The core of the method is a Markov Logic Network (MLN), a statistical‑relational language that combines first‑order logic with probabilistic weights. The authors encode three families of constraints: (1) geometric constraints that enforce the physical layout of the arena (players cannot be outside the field or pass through walls); (2) a motion model that limits the distance a player can travel between successive timestamps, thereby smoothing out GPS jitter; and (3) game‑specific rules that capture the dynamics of CTF (e.g., a player who possesses the flag must return to his base to score, opponents in the same cell can be captured, and captured players are immobilized for a short period). Each rule is associated with a weight that is learned from data.

Training proceeds on a dataset that contains both labeled instances of successful actions (e.g., a successful capture) and labeled instances of failed attempts (e.g., an attempted capture that did not succeed). The raw GPS traces are treated as latent variables. An EM‑style algorithm alternates between inferring the hidden activity labels using MCMC sampling and updating the rule weights by maximizing pseudo‑likelihood. By explicitly modeling failure cases the system learns patterns such as “attempt → failure → retry,” which are crucial for distinguishing intent from outcome.

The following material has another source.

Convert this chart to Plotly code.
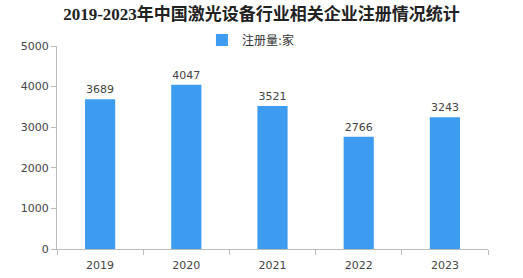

Inference is performed over the entire duration of a game, not just locally at each time step. A MAP estimate is obtained via Gibbs sampling, allowing the model to consider how a hypothesized activity would influence future player trajectories as well as how prior events constrain the current observation. This global view enables the system to recover activities even when the immediate sensor data are corrupted or missing.

The authors compare their unified MLN model against three baselines: (1) independent Hidden Markov Models for each player, (2) a rule‑based filter that applies only geometric constraints, and (3) a time‑slice MLN that ignores temporal dependencies. Evaluation metrics include accuracy, precision, recall, and F1‑score for activity detection and for distinguishing success from failure. The proposed model achieves over 92 % accuracy in activity recognition, a 10–15 % absolute improvement over the baselines, and an F1‑score of 0.86 for success/failure discrimination. Moreover, incorporating failed attempts improves related tasks such as identifying the current flag holder and inferring team strategies by roughly 7 % on average.

Key contributions of the work are: (i) a probabilistic‑logical framework that jointly models spatial, kinematic, and domain‑specific constraints for multi‑agent behavior; (ii) a learning procedure that simultaneously captures successful and failed executions, thereby enabling inference of both intent and outcome; and (iii) empirical evidence that a global, temporally aware model outperforms locally focused alternatives, even though it incurs higher computational cost.

The paper concludes by discussing limitations and future directions. Real‑time inference remains challenging due to the computational demands of MCMC sampling, and extending the approach to incorporate additional sensor modalities such as video or audio would increase robustness. The authors suggest developing efficient approximate inference algorithms, exploring richer social interactions (e.g., negotiation, coordinated planning), and applying the framework to other domains where multi‑agent intent inference from noisy positional data is critical.